In Bury St. Edmunds on a Sunday morning, the cathedral bells ring out. It is a beautiful sound. And it is the perfect fit for a stroll in the ruins of the Abbey Gardens.
Inside the cathedral, the choir and small orchestra were practising for a special service. I thought I would easily enjoy attending this cathedral, just for the music and the spectacular architecture inside. The Abbey Gardens also looked even lovelier in the light mist of the morning.
From Bury St. Edmunds, our first visit was to Hemingham Hall, the romantic, moated 16th-century grand house with draw-bridges and fabulous walled garden and deer-populated countryside all around.

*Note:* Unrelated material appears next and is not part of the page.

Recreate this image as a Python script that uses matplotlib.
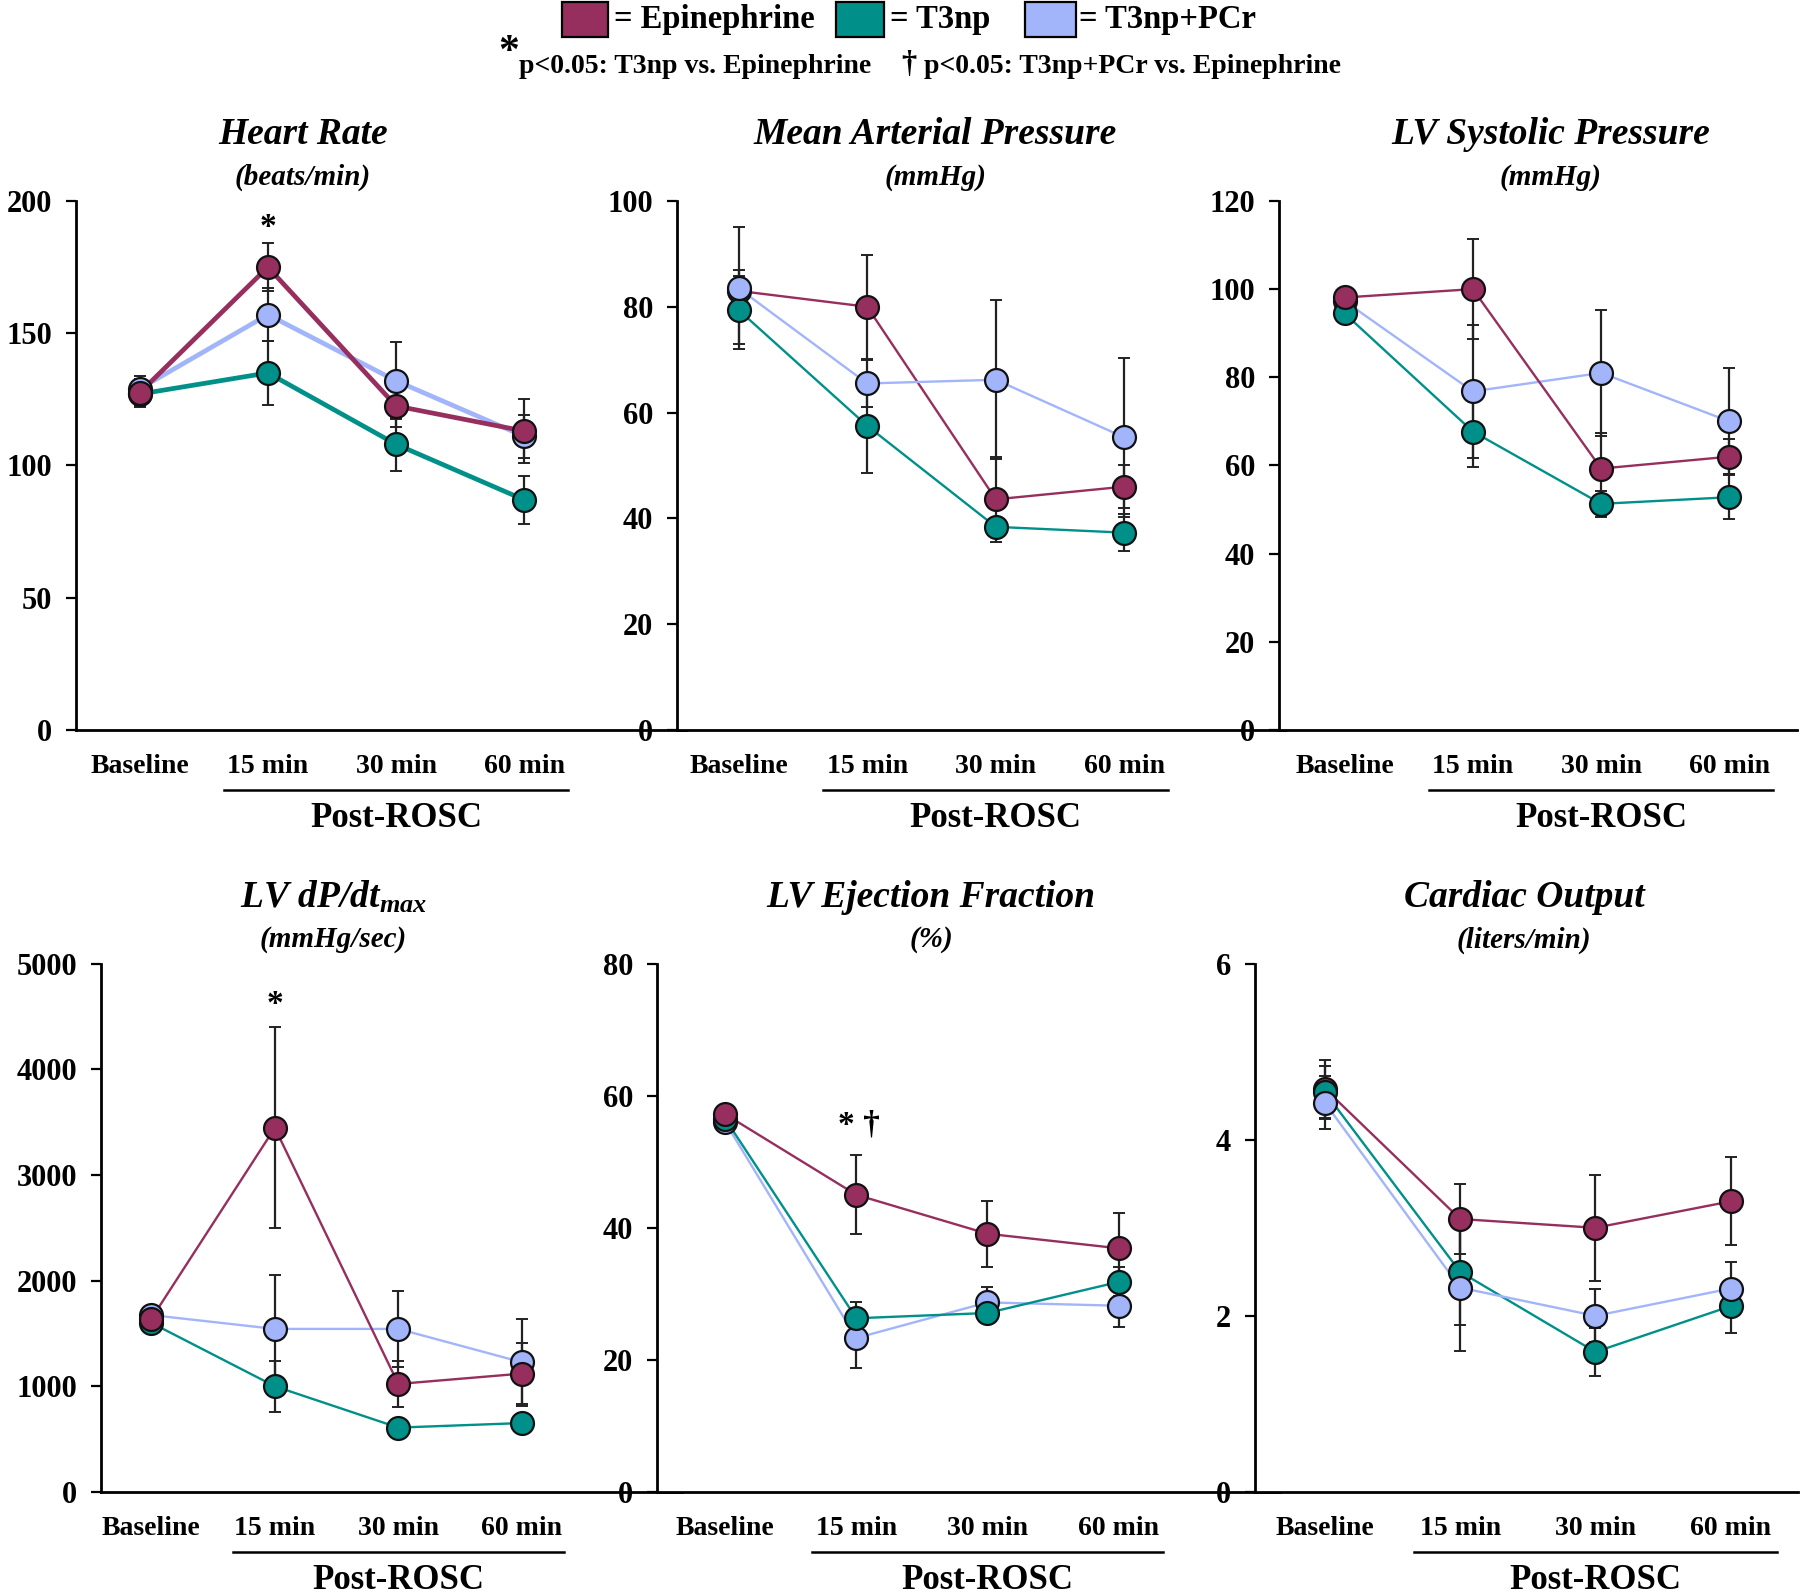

When we arrived, there was a mist hanging over the fields, turning trees dotting the landscape into mysterious, ghostly figures. It reminded me that the property had a long history, even dating back to the dates of knights and squires of the middle ages.
The walk to the walled garden was equally magical. We circled the house, noting the draw-bridges that are available to keep the house completely isolated and protected. We passed through iron gates and entered the walled garden. It looked amazing with its walls covered with yellow Banksia roses and long borders filled with alliums and rises.
We smiled at the cute topiaries – a snail with its eyes popping out and a robust bear in a top hat – but it was the intimacy and beautiful feeling of balanced, creatively planted, enclosed space and the strong formal lines and long, quiet stroll paths that made our time there pure pleasure.
Along the side of the walled garden, we found an intriguing yew walk, a meandering woodland path leading through a glade of old, gnarled, long-ago-planted yews, some with a massive, architectural presence.
From the walled garden, we wandered around to the front of the house where we found a second garden, one with a marvellous herb and knot garden, formal rose garden and coach garden.
After time in the cafe and a visit to the delightful gift shops in the former stables, we head out to the Norfolk coast to visit a garden I had heard great things about – East Ruston Old Vicarage, billed as a “30-acre exotic coastal garden.”
Many of us were unaware of the size of the garden and were expecting – as perhaps the name implies – a small, intimate, rustic garden with a rundown, former vicarage at its core.
What we discovered was an astonishingly diverse, large, estate garden with a seemingly never-ending variety of borders and inner gardens, quirky art installations, lovely views and walks.
We became increasingly excited as we explored this garden, noticing how it had borrowed ideas from already established great gardens like Sissinghurst and Hidcote, Kiftsgate and Great Dixter, using clipped beech and yew and boxwood to focus and frame views and vistas, benches and urns, sculptural pieces and unusual art works.
Loraine even thought at one point that this was the best garden we had ever seen, which is saying something when you consider all the gardens we have visited in France, Italy, Japan, other parts of England and around the world.
What was it that gave us that feeling that this was such a fantastic garden – it was simply the scale and confidence of the planting and the perfection of the framed views, such as the one including the distant Happisburgh church tower, or the one with the large iron gates, left partly open to bring in the countryside.
The diversity, too, made a huge impression as the garden slipped into a completely different theme at every turn – from exquisite walled garden to Desert Wash to Mediterranean Garden to the Woodland Garden, Apple Walk to Lime Walk. It went on and on. We were breathless with admiration and felt that the time it took us to reach the garden was well with the effort and investment.
Undoubtedly, it is because the garden is so remotely located on the edge of the Norfolk Coast that it is off the well-tread tourist route. It deserves to be visited more.
The garden is not that old, the work of Alan Gray and Graham Robeson, being started in the early 1970s. It will surely rise to even great heights as times goes by and become one of England’s favourite and most famous gardens.
Gray is a judge at the Chelsea Flower Show and also writes a column in the East Anglia Times and has many excellent videos on YouTube.
From East Ruston, we head back to our digs at Dunston Hall outside Norwich where we relaxed with a sumptuous dinner. What a magnificent day.